**THE REQUEST:** Transcribe exactly the stretch of lines beginning at the one containing "What TikZ code" and closing with the last line of the entries below. Omit images.

**RAW RECORDS:**
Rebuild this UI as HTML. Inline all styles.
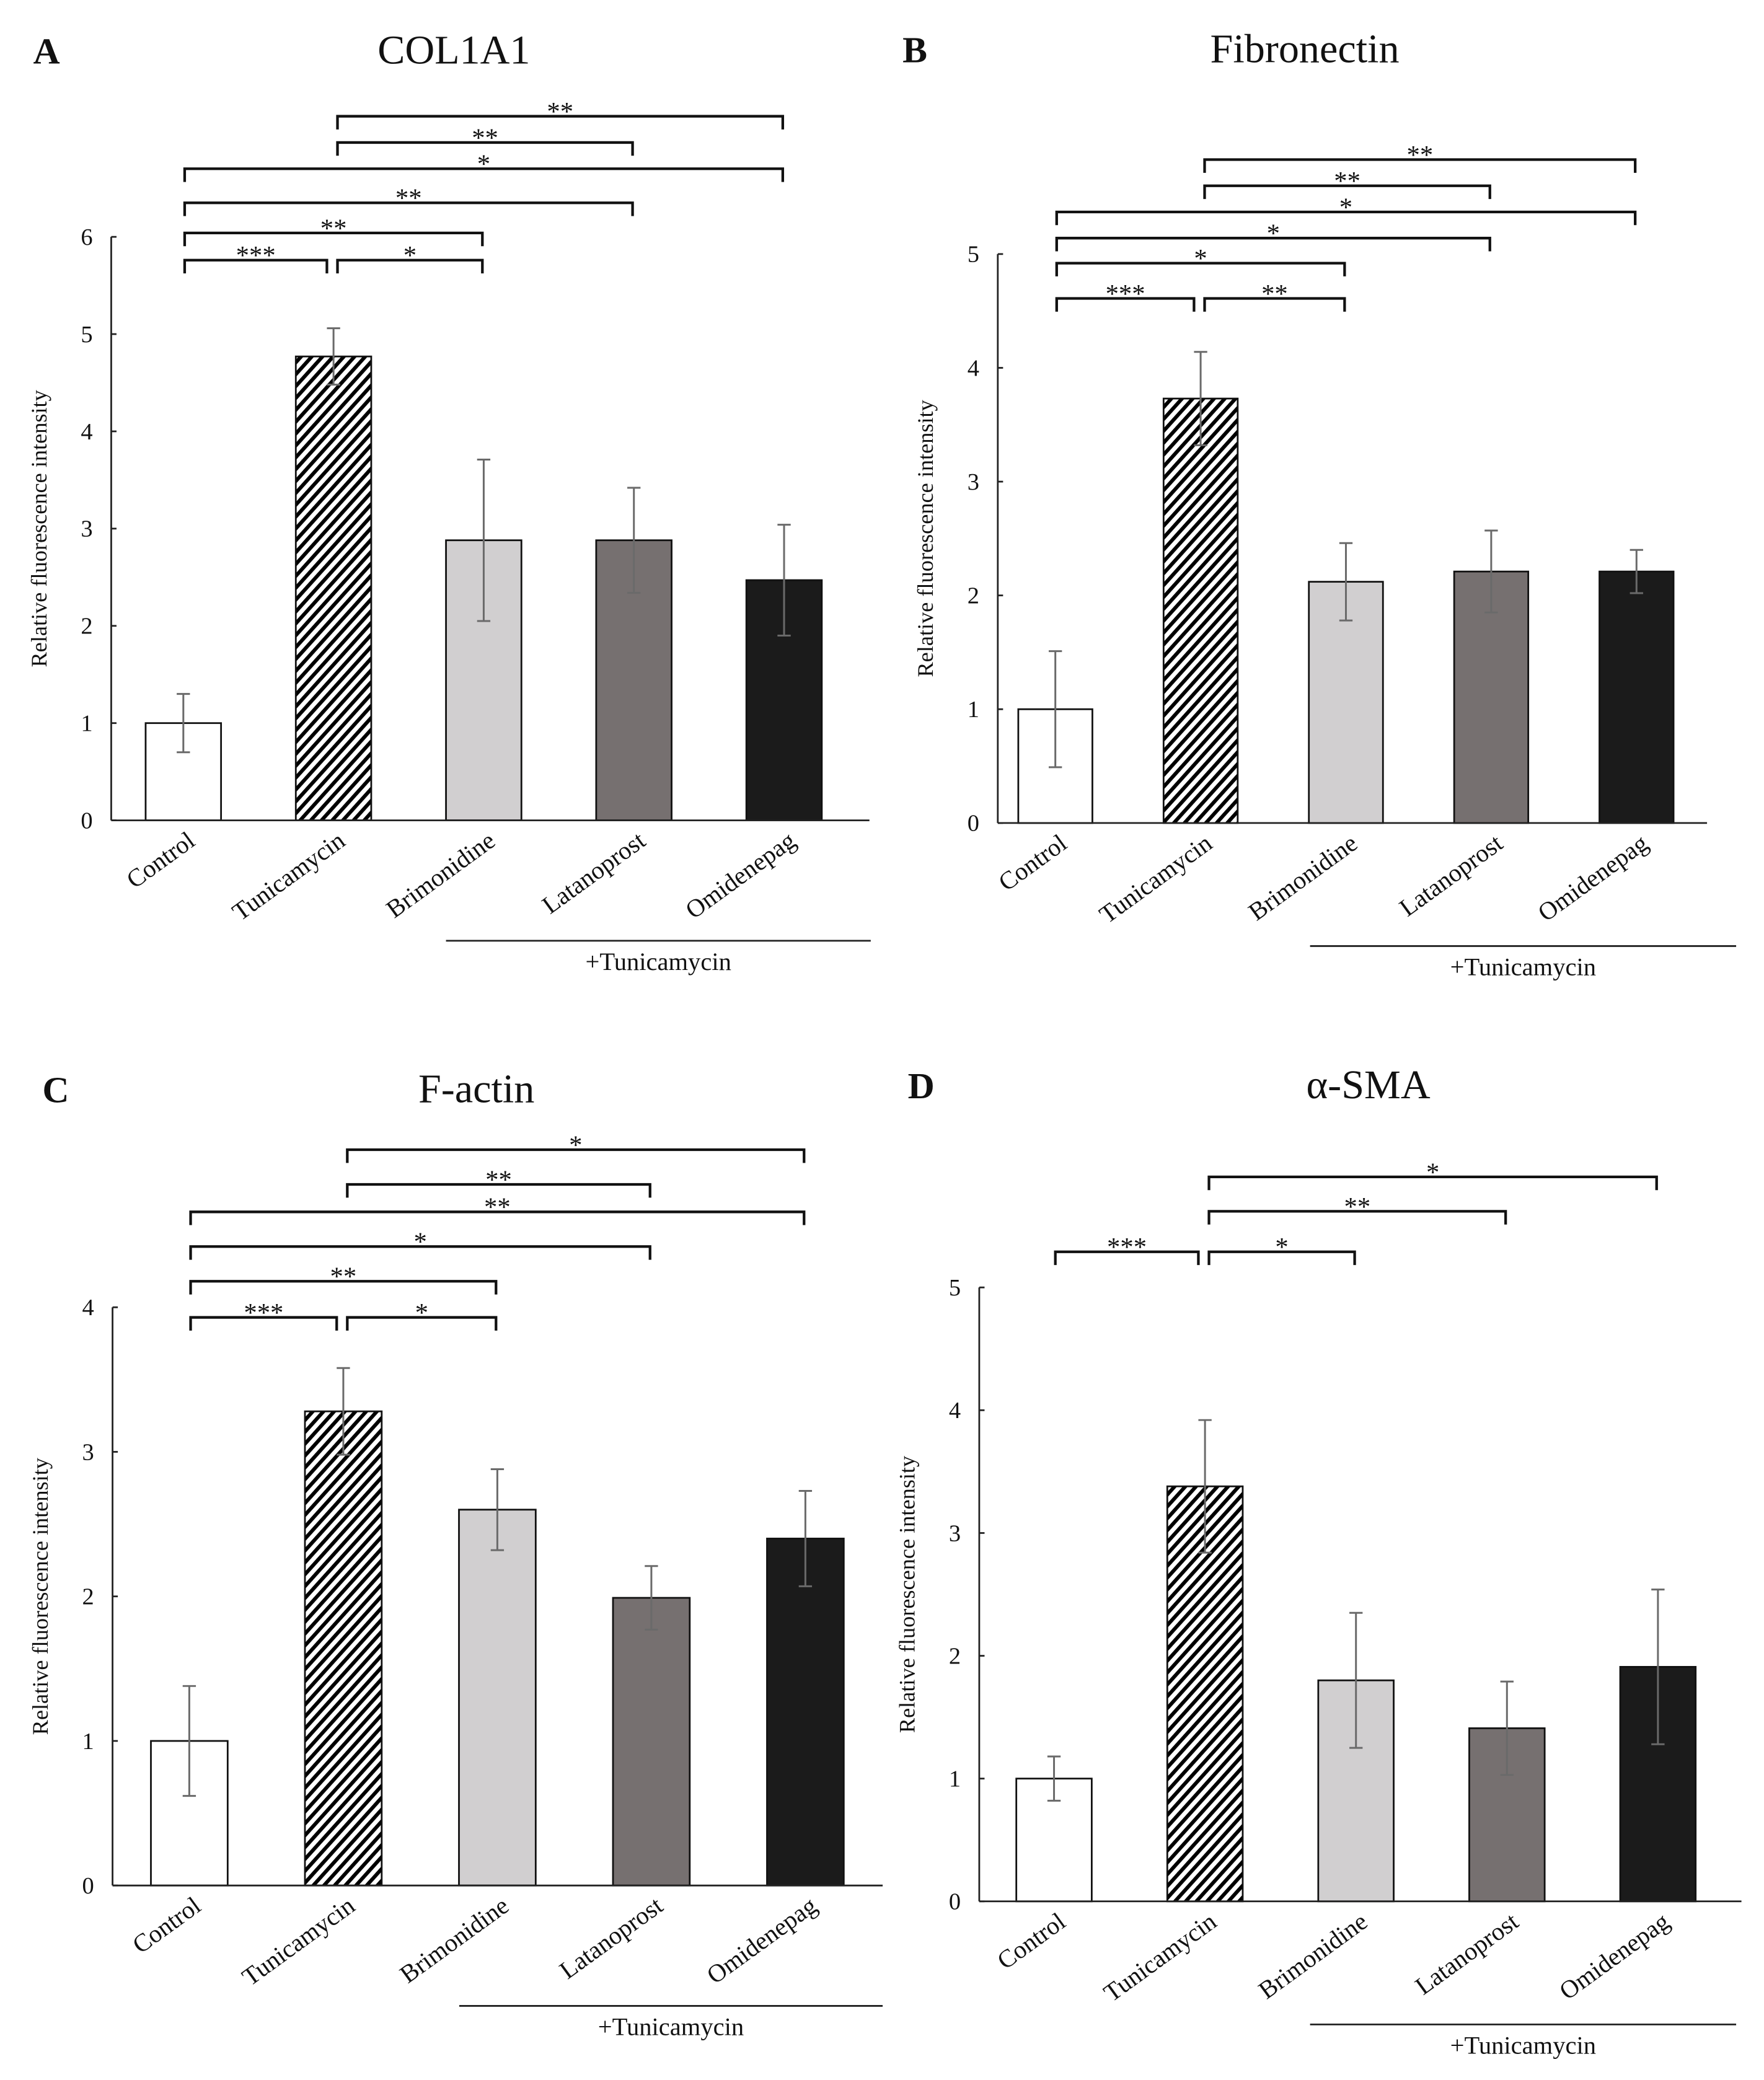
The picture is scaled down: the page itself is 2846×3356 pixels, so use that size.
<!DOCTYPE html>
<html><head><meta charset="utf-8"><style>
html,body{margin:0;padding:0;background:#fff;}
svg{display:block;}
text{font-family:"Liberation Serif","DejaVu Serif",serif;fill:#111;}
</style></head><body>
<svg id="fig" width="2846" height="3356" viewBox="0 0 1333 1572" xmlns="http://www.w3.org/2000/svg">
<defs>
<pattern id="hatch" patternUnits="userSpaceOnUse" width="6" height="6" patternTransform="rotate(42)">
<rect width="6" height="6" fill="#fff"/><rect width="2.8" height="6" fill="#000"/>
</pattern>
</defs>
</svg>
<script>
const categories=["Control","Tunicamycin","Brimonidine","Latanoprost","Omidenepag"];
const barFills=["#ffffff","url(#hatch)","#d1cfd0","#767070","#1b1b1b"];
const titles=["COL1A1","Fibronectin","F-actin","α-SMA"];
const letters=["A","B","C","D"];
const valuesA=[1,4.77,2.88,2.88,2.47];
const errorsA=[0.3,0.29,0.83,0.54,0.57];
const valuesB=[1,3.73,2.12,2.21,2.21];
const errorsB=[0.51,0.41,0.34,0.36,0.19];
const valuesC=[1,3.28,2.6,1.99,2.4];
const errorsC=[0.38,0.3,0.28,0.22,0.33];
const valuesD=[1,3.38,1.8,1.41,1.91];
const errorsD=[0.18,0.54,0.55,0.38,0.63];
const ticksA=[0,1,2,3,4,5,6];
const ticksB=[0,1,2,3,4,5];
const ticksC=[0,1,2,3,4];
const ticksD=[0,1,2,3,4,5];
// brackets: [from, to, height (data units), label]
const bracketsA=[[0,1,5.76,"***"],[1,2,5.76,"*"],[0,2,6.04,"**"],[0,3,6.35,"**"],[0,4,6.7,"*"],[1,3,6.97,"**"],[1,4,7.24,"**"]];
const bracketsB=[[0,1,4.61,"***"],[1,2,4.61,"**"],[0,2,4.92,"*"],[0,3,5.14,"*"],[0,4,5.37,"*"],[1,3,5.6,"**"],[1,4,5.83,"**"]];
const bracketsC=[[0,1,3.93,"***"],[1,2,3.93,"*"],[0,2,4.18,"**"],[0,3,4.42,"*"],[0,4,4.66,"**"],[1,3,4.85,"**"],[1,4,5.09,"*"]];
const bracketsD=[[0,1,5.29,"***"],[1,2,5.29,"*"],[1,3,5.62,"**"],[1,4,5.9,"*"]];

const layouts=[
 {ax:84,y0:620,yTop:179,tMax:6,xEnd:657,c0:138.5,step:113.5,bw:57,tx:343,ty:48,lx:25,ux1:337,ux2:658,uy:711,vals:valuesA,errs:errorsA,ticks:ticksA,br:bracketsA},
 {ax:754,y0:622,yTop:192,tMax:5,xEnd:1290,c0:797.5,step:109.8,bw:56,tx:986,ty:47,lx:682,ux1:990,ux2:1312,uy:715,vals:valuesB,errs:errorsB,ticks:ticksB,br:bracketsB},
 {ax:85,y0:1425,yTop:988,tMax:4,xEnd:667,c0:143,step:116.4,bw:58,tx:360,ty:833,lx:32,ux1:347,ux2:667,uy:1516,vals:valuesC,errs:errorsC,ticks:ticksC,br:bracketsC},
 {ax:740,y0:1437,yTop:973,tMax:5,xEnd:1316,c0:796.5,step:114.1,bw:57,tx:1034,ty:830,lx:686,ux1:990,ux2:1312,uy:1530,vals:valuesD,errs:errorsD,ticks:ticksD,br:bracketsD}
];
const NS="http://www.w3.org/2000/svg";
const svg=document.getElementById('fig');
function mk(tag,attrs,parent){const e=document.createElementNS(NS,tag);for(const k in attrs)e.setAttribute(k,attrs[k]);(parent||svg).appendChild(e);return e;}
layouts.forEach((L,p)=>{
 const g=mk('g',{});
 
 
 const y=v=>L.y0-(v/L.tMax)*(L.y0-L.yTop);
 const x=i=>L.c0+i*L.step;
 const lt=mk('text',{x:L.lx,y:L.ty,'font-size':28,'font-weight':'bold'},g);lt.textContent=letters[p];
 
 
 const tt=mk('text',{x:L.tx,y:L.ty,'font-size':31,'text-anchor':'middle'},g);tt.textContent=titles[p];
 
 
 const ya=mk('line',{x1:L.ax,y1:y(L.tMax),x2:L.ax,y2:L.y0,stroke:'#222','stroke-width':1.3},g);
 
 
 L.ticks.forEach(t=>{
  mk('line',{x1:L.ax,y1:y(t),x2:L.ax+4,y2:y(t),stroke:'#222','stroke-width':1.3},g);
  const tl=mk('text',{x:L.ax-14,y:y(t)+6,'font-size':18,'text-anchor':'end'},g);tl.textContent=t;
  
  
 });
 const yl=mk('text',{x:0,y:0,'font-size':17,'text-anchor':'middle',transform:`translate(${L.ax-49},${(L.y0+y(L.tMax))/2}) rotate(-90)`},g);
 yl.textContent='Relative fluorescence intensity';
 
 
 L.vals.forEach((v,i)=>{
  const r=mk('rect',{x:x(i)-L.bw/2,y:y(v),width:L.bw,height:L.y0-y(v),fill:barFills[i],stroke:'#111','stroke-width':1.3},g);
  
  
  const e=L.errs[i];
  const eb=mk('path',{d:`M${x(i)},${y(v+e)}V${y(v-e)}M${x(i)-5},${y(v+e)}h10M${x(i)-5},${y(v-e)}h10`,stroke:'#6a6a6a','stroke-width':1.4,fill:'none'},g);
  
  
  const cl=mk('text',{x:0,y:0,'font-size':19,'text-anchor':'end',transform:`translate(${x(i)+10},${L.y0+18}) rotate(-36)`},g);
  cl.textContent=categories[i];
  
  
 });
 const xa=mk('line',{x1:L.ax,y1:L.y0,x2:L.xEnd,y2:L.y0,stroke:'#222','stroke-width':1.3},g);
 
 
 L.br.forEach(b=>{
  const x1=x(b[0])+(b[0]===1?2:0)+1, x2=x(b[1])-(b[1]===1?4:0)-1, yy=y(b[2]);
  const bp=mk('path',{d:`M${x1},${yy+10}V${yy}H${x2}V${yy+10}`,stroke:'#111','stroke-width':2,fill:'none'},g);
  
  
  const st=mk('text',{x:(x1+x2)/2,y:yy+3,'font-size':20,'text-anchor':'middle'},g);st.textContent=b[3];
  
  
 });
 const ul=mk('line',{x1:L.ux1,y1:L.uy,x2:L.ux2,y2:L.uy,stroke:'#222','stroke-width':1.3},g);
 
 
 const ut=mk('text',{x:(L.ux1+L.ux2)/2,y:L.uy+22,'font-size':19,'text-anchor':'middle'},g);ut.textContent='+Tunicamycin';
 
 
});
</script>
</body></html>
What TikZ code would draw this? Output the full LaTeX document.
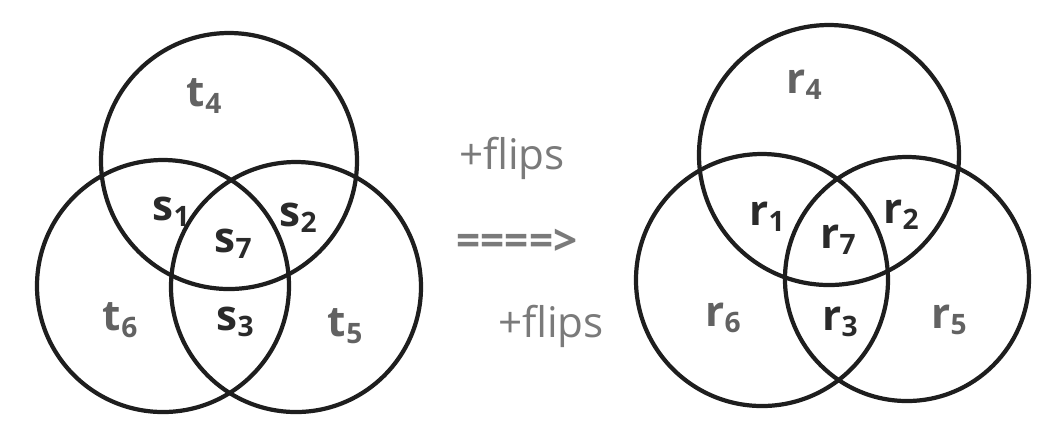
\documentclass[tikz,border=0pt]{standalone}
\usepackage{fontspec}
\setmainfont{Open Sans}
\usepackage{xcolor}
\usetikzlibrary{positioning}
\definecolor{ringcol}{HTML}{1E1E1E}
\definecolor{labcol}{HTML}{2A2A2A}
\definecolor{notecol}{HTML}{7A7A7A}
\tikzset{
  ring/.style    = {draw=ringcol, line width=1.2pt},
  reglab/.style  = {font=\large\bfseries, color=labcol, inner sep=1pt},
  outlab/.style  = {font=\large\bfseries, color=notecol!80!black, inner sep=1pt},
  note/.style    = {font=\large, color=notecol, inner sep=1pt},
}

\begin{document}
\begin{tikzpicture}[x=0.01cm, y=-0.01cm]
    \useasboundingbox (0,0) rectangle (1059,447);

    % ---------------- left diagram
    \draw[ring] (229,161) circle (128);
    \draw[ring] (163,286) circle (126);
    \draw[ring] (296,287) circle (125);

    \node[outlab] (t4) at (205,96)  {t\textsubscript{4}};
    \node[outlab] (t6) at (121,320) {t\textsubscript{6}};
    \node[outlab] (t5) at (346,326) {t\textsubscript{5}};
    \node[reglab] (s1) at (172,212) {s\textsubscript{1}};
    \node[reglab] (s2) at (299,218) {s\textsubscript{2}};
    \node[reglab] (s7) at (234,244) {s\textsubscript{7}};
    \node[reglab] (s3) at (236,322) {s\textsubscript{3}};

    % ---------------- middle
    \node[note] (fl1) at (512,158) {+flips};
    \node[note, font=\large\bfseries] (arr) at (517,242) {====>};
    \node[note] (fl2) at (551,326) {+flips};

    % ---------------- right diagram
    \draw[ring] (829,155) circle (130);
    \draw[ring] (762,280) circle (126);
    \draw[ring] (907,279) circle (122);

    \node[outlab] (r4) at (805,85)  {r\textsubscript{4}};
    \node[outlab] (r6) at (724,318) {r\textsubscript{6}};
    \node[outlab] (r5) at (950,320) {r\textsubscript{5}};
    \node[reglab] (r1) at (768,217) {r\textsubscript{1}};
    \node[reglab] (r2) at (902,215) {r\textsubscript{2}};
    \node[reglab] (r7) at (839,240) {r\textsubscript{7}};
    \node[reglab] (r3) at (841,322) {r\textsubscript{3}};
\end{tikzpicture}
\end{document}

**FULL SOLUTION:**
What TikZ code would draw this? Output the full LaTeX document.
\documentclass[tikz,border=0pt]{standalone}
\usepackage{fontspec}
\setmainfont{Open Sans}
\usepackage{xcolor}
\usetikzlibrary{positioning}
\definecolor{ringcol}{HTML}{1E1E1E}
\definecolor{labcol}{HTML}{2A2A2A}
\definecolor{notecol}{HTML}{7A7A7A}
\tikzset{
  ring/.style    = {draw=ringcol, line width=1.2pt},
  reglab/.style  = {font=\large\bfseries, color=labcol, inner sep=1pt},
  outlab/.style  = {font=\large\bfseries, color=notecol!80!black, inner sep=1pt},
  note/.style    = {font=\large, color=notecol, inner sep=1pt},
}

\begin{document}
\begin{tikzpicture}[x=0.01cm, y=-0.01cm]
    \useasboundingbox (0,0) rectangle (1059,447);

    % ---------------- left diagram
    \draw[ring] (229,161) circle (128);
    \draw[ring] (163,286) circle (126);
    \draw[ring] (296,287) circle (125);

    \node[outlab] (t4) at (205,96)  {t\textsubscript{4}};
    \node[outlab] (t6) at (121,320) {t\textsubscript{6}};
    \node[outlab] (t5) at (346,326) {t\textsubscript{5}};
    \node[reglab] (s1) at (172,212) {s\textsubscript{1}};
    \node[reglab] (s2) at (299,218) {s\textsubscript{2}};
    \node[reglab] (s7) at (234,244) {s\textsubscript{7}};
    \node[reglab] (s3) at (236,322) {s\textsubscript{3}};

    % ---------------- middle
    \node[note] (fl1) at (512,158) {+flips};
    \node[note, font=\large\bfseries] (arr) at (517,242) {====>};
    \node[note] (fl2) at (551,326) {+flips};

    % ---------------- right diagram
    \draw[ring] (829,155) circle (130);
    \draw[ring] (762,280) circle (126);
    \draw[ring] (907,279) circle (122);

    \node[outlab] (r4) at (805,85)  {r\textsubscript{4}};
    \node[outlab] (r6) at (724,318) {r\textsubscript{6}};
    \node[outlab] (r5) at (950,320) {r\textsubscript{5}};
    \node[reglab] (r1) at (768,217) {r\textsubscript{1}};
    \node[reglab] (r2) at (902,215) {r\textsubscript{2}};
    \node[reglab] (r7) at (839,240) {r\textsubscript{7}};
    \node[reglab] (r3) at (841,322) {r\textsubscript{3}};
\end{tikzpicture}
\end{document}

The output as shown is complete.